This document puts forward best practices for discussing past and future stock buybacks on Seeking Alpha. Buybacks are a way of returning capital to shareholders and therefore constitute a major aspect of investment analysis. Below, we discuss the important information that authors should share when discussing buybacks and ways in which this information should be interpreted.
Since 1982, corporations have been able to repurchase their own stock without a formal tender, provided that repurchases do not make up more than 25% of dollar-based trading volume on any given day, with some exceptions for large block transactions (see Rule 10b-18). Before the 1982 "safe harbor," stock repurchases were considered a market manipulation under the Securities and Exchange Act of 1934.
Share repurchases before the change in regulation were conducted through tender offers. One such tender offer from Berkshire Hathaway (NYSE:BRK.A) (NYSE:BRK.B) in 1964 frustrated a young Warren Buffett so much that he purchased a controlling interest in the firm (see The Snowball, p. 272-273). Other well-known examples include the tender offers by Henry Singleton of Teledyne between 1972 and 1984 (for more, see this discussion).
Discussing past buybacks revolves largely around providing historical information and passing judgement on the investment activity. For past buybacks, we suggest authors consider the following points:
Suggestions for analyzing past share repurchases
Discuss the average share price of past share repurchases. Simply stating the size of a past buyback or merely saying one happened does not give the reader enough information for them to judge the quality of the buyback.
Indicate whether you believe the share repurchases were prudent, as this may reflect on the success or failure of future repurchase programs.
Discuss the size of the repurchases relative to the shares outstanding of the firm at that time.

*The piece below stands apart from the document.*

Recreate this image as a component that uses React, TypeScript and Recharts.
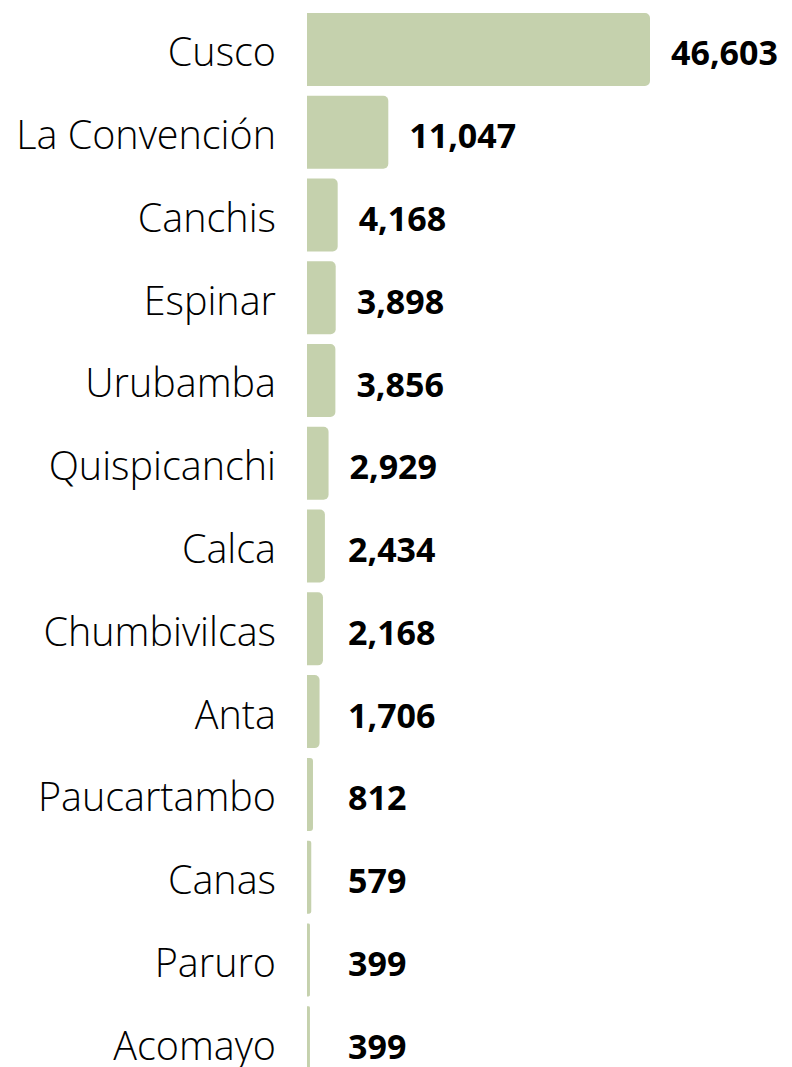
import React from "react";
import { BarChart, Bar, XAxis, YAxis, LabelList } from "recharts";

const provinces = [
  "Cusco",
  "La Convención",
  "Canchis",
  "Espinar",
  "Urubamba",
  "Quispicanchi",
  "Calca",
  "Chumbivilcas",
  "Anta",
  "Paucartambo",
  "Canas",
  "Paruro",
  "Acomayo",
];
const values = [46603, 11047, 4168, 3898, 3856, 2929, 2434, 2168, 1706, 812, 579, 399, 399];

const data = provinces.map((name, i) => ({ name, value: values[i] }));

const BAR_COLOR = "#c5d1ad";
const FONT = "'Open Sans', 'Noto Sans', sans-serif";

const CategoryTick = (props: any) => {
  const { x, y, payload } = props;
  return (
    <text
      x={x}
      y={y + 2}
      textAnchor="end"
      dominantBaseline="central"
      fontFamily={FONT}
      fontWeight={300}
      fontSize={39.5}
      fill="#000"
    >
      {payload.value}
    </text>
  );
};

const ValueLabel = (props: any) => {
  const { x, y, width, height, value } = props;
  const lx = x + Math.max(width + 21, 41);
  return (
    <text
      x={lx}
      y={y + height / 2 + 3}
      textAnchor="start"
      dominantBaseline="central"
      fontFamily={FONT}
      fontWeight={700}
      fontSize={34}
      fill="#000"
    >
      {Number(value).toLocaleString("en-US")}
    </text>
  );
};

export default function App() {
  return (
    <div style={{ width: 784, height: 1076 }}>
      <BarChart
        width={784}
        height={1076}
        data={data}
        layout="vertical"
        margin={{ top: 0, right: 142, bottom: 0, left: 0 }}
        barCategoryGap="6%"
      >
        <XAxis type="number" hide domain={[0, "dataMax"]} />
        <YAxis
          type="category"
          dataKey="name"
          width={299}
          axisLine={false}
          tickLine={false}
          tickSize={0}
          tickMargin={31}
          interval={0}
          tick={<CategoryTick />}
        />
        <Bar dataKey="value" fill={BAR_COLOR} radius={[0, 5, 5, 0]} isAnimationActive={false}>
          <LabelList dataKey="value" content={<ValueLabel />} />
        </Bar>
      </BarChart>
    </div>
  );
}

In addition to discussing the prices at which past buybacks took place, this gives readers a sense of their magnitude.
More important for our readers is the forward-looking analysis of an ongoing or upcoming buyback programs. We suggest that authors apply the following points of presentation and interpretation:
Suggestions for analyzing future/current share repurchase programs
Stock repurchases do not mean that the stock is undervalued. Undervaluation is determined by an independent evaluation of the security separate from the buyback.

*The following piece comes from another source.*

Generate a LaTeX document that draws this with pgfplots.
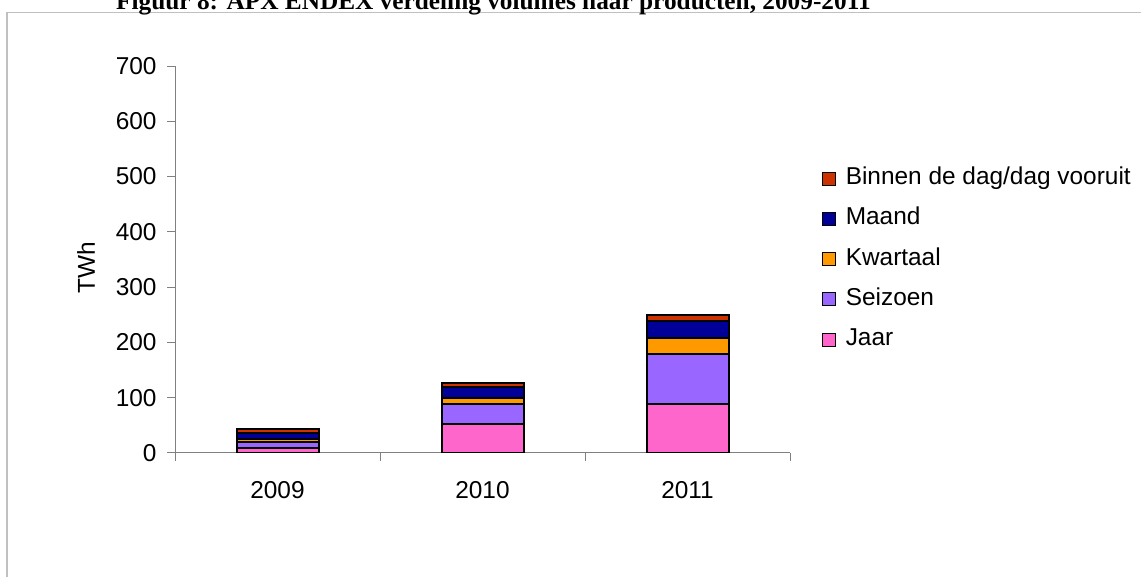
\documentclass[border=0pt]{standalone}
\usepackage{pgfplots}
\pgfplotsset{compat=1.18}
\usepackage{fontspec}
\setmainfont{Liberation Sans}
\newfontfamily\seriffont{Liberation Serif}
\definecolor{cJaar}{HTML}{FF66CC}
\definecolor{cSeiz}{HTML}{9966FF}
\definecolor{cKw}{HTML}{FF9900}
\definecolor{cMaand}{HTML}{000099}
\definecolor{cBin}{HTML}{CC3300}
\definecolor{axgray}{HTML}{808080}
\definecolor{framegray}{HTML}{C0C0C0}
\begin{document}
\begin{tikzpicture}
\useasboundingbox (0,0) rectangle (1141bp,577bp);
\draw[framegray, line width=1.5bp] (7bp,-5bp) -- (7bp,564.5bp) -- (1150bp,564.5bp);
\node[anchor=base west, inner sep=0pt, font=\seriffont\bfseries\fontsize{25.4}{30}\selectfont] at (116bp,567bp) {Figuur 8: APX ENDEX verdeling volumes naar producten, 2009-2011};
\begin{axis}[
  at={(175bp,124bp)}, anchor=south west,
  scale only axis, width=615bp, height=387bp,
  ymin=0, ymax=700, xmin=-0.5, xmax=2.5,
  ybar stacked, bar width=0.4,
  ytick={0,100,...,700},
  xtick={0,1,2}, xticklabels={2009,2010,2011},
  minor xtick={-0.5,0.5,1.5,2.5},
  axis x line*=bottom, axis y line*=left,
  axis line style={axgray, line width=1bp},
  tick align=outside, major tick length=8bp, minor tick length=8bp,
  every tick/.style={axgray, line width=1bp},
  major x tick style={draw=none},
  tick label style={font=\fontsize{24.5}{29}\selectfont},
  xticklabel style={yshift=-17bp},
  yticklabel style={xshift=-7bp},
  /pgf/number format/assume math mode=true,
  ylabel={TWh},
  ylabel style={font=\fontsize{24.5}{29}\selectfont, at={(axis description cs:-0.1447,0.478)}, anchor=center},
  reverse legend,
  legend cell align=left,
  legend image code/.code={\draw[#1, draw=black, line width=0.8bp] (0bp,-6.5bp) rectangle (13bp,6.5bp);},
  legend style={at={(axis description cs:1.052,0.501)}, anchor=west, draw=none, fill=none,
    inner sep=0pt, outer sep=0pt, row sep=18.2bp,
    font=\fontsize{24.5}{29}\selectfont,
    nodes={inner sep=0pt, text height=17bp, text depth=5bp},
    /tikz/every odd column/.append style={column sep=10bp}},
]
\addplot[fill=cJaar, draw=black, line width=2bp] coordinates {(0,9) (1,53) (2,89)};
\addplot[fill=cSeiz, draw=black, line width=2bp] coordinates {(0,10) (1,36) (2,90)};
\addplot[fill=cKw, draw=black, line width=2bp] coordinates {(0,7) (1,10) (2,29)};
\addplot[fill=cMaand, draw=black, line width=2bp] coordinates {(0,11) (1,20) (2,30)};
\addplot[fill=cBin, draw=black, line width=2bp] coordinates {(0,6) (1,7) (2,11)};
\legend{Jaar,Seizoen,Kwartaal,Maand,Binnen de dag/dag vooruit}
\end{axis}
\end{tikzpicture}
\end{document}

It is worthwhile to note the size of the buyback authorization and your best guess of whether management will follow through with the buyback program.
If there is an authorization of X dollars, it is useful to state that Y% of the company can be repurchased "under the authorization if the shares persist at the level of $Z per share." In these cases, it is conservative to assume that the repurchases will take place at some hypothetical market price which is slightly higher than prevailing prices. This builds in a margin for error in the estimate.
Share repurchases are a use of capital and they lower the cash and securities that a firm holds. Buybacks will change the composition of the balance sheet via a decrease in cash and book value. If funded with debt, repurchases both decrease book value and increase liabilities - this can affect the debt to equity ratio to the point of distorting its meaning. In some cases, these effects are material to a forward-looking analysis and should be taken into account.
How do buybacks create value?
For repurchases to create value, they should be viewed by management as another type of investment spending, namely, the buyback should be judged on its potential to increase the value of the firm's earnings on a per share basis relative to other uses of capital.
Since what is being invested in is the firm's own common stock, the language of common stock investment should be employed, namely, that share repurchases should be done at levels equal to or below intrinsic value to create the most value for continuing shareholders. If repurchases cannot be done at these levels, it may be better for the corporation to pay a special dividend and let the shareholder's figure out what to do with the capital.
According to theories of modern finance, repurchases cannot increase the total enterprise value of a company, i.e., the total value of the equity interest and the debt interest, net of excess cash. Equity investors, of course, only care about the equity value. Therefore, repurchases funded with debt can redistribute value to the equity holders provided the debt and interest charges do not impair the value of the equity.
If one assumes a buyback is funded out of earnings or cash on hand but done at prices above intrinsic value, it may still create value for shareholders since it will ultimately lower the number of shares outstanding, benefiting continuing shareholders. If share repurchases are funded through debt and done at prices above intrinsic value, these repurchases are less likely to create value for the remaining shareholders.
An ideal buyback, given all the above, is one which is done with cash on hand at prices below the firm's intrinsic value.
Where can I find details on corporate repurchases?
Search "share repurchases" in a corporation's 10-K. Details are usually furnished in sections which discuss the equity portion of the balance sheet or are provided in a separate section in the notes. For example, Apple (NASDAQ:AAPL) discusses their share repurchase program in their 10-K under the headings "Share Repurchase Program" and "Capital Return Program."
What are treasury shares?
Treasury shares are a legal and accounting name for shares which were issued by the company at one point and which were bought back by the company but have not been retired. These can be retired or cancelled by the company or they can be reissued. For all intents and purposes, the accounting treatment for treasury shares under US law is arbitrary and therefore, irrelevant for most analysis. Other countries may treat treasury shares and stock repurchases differently than the US.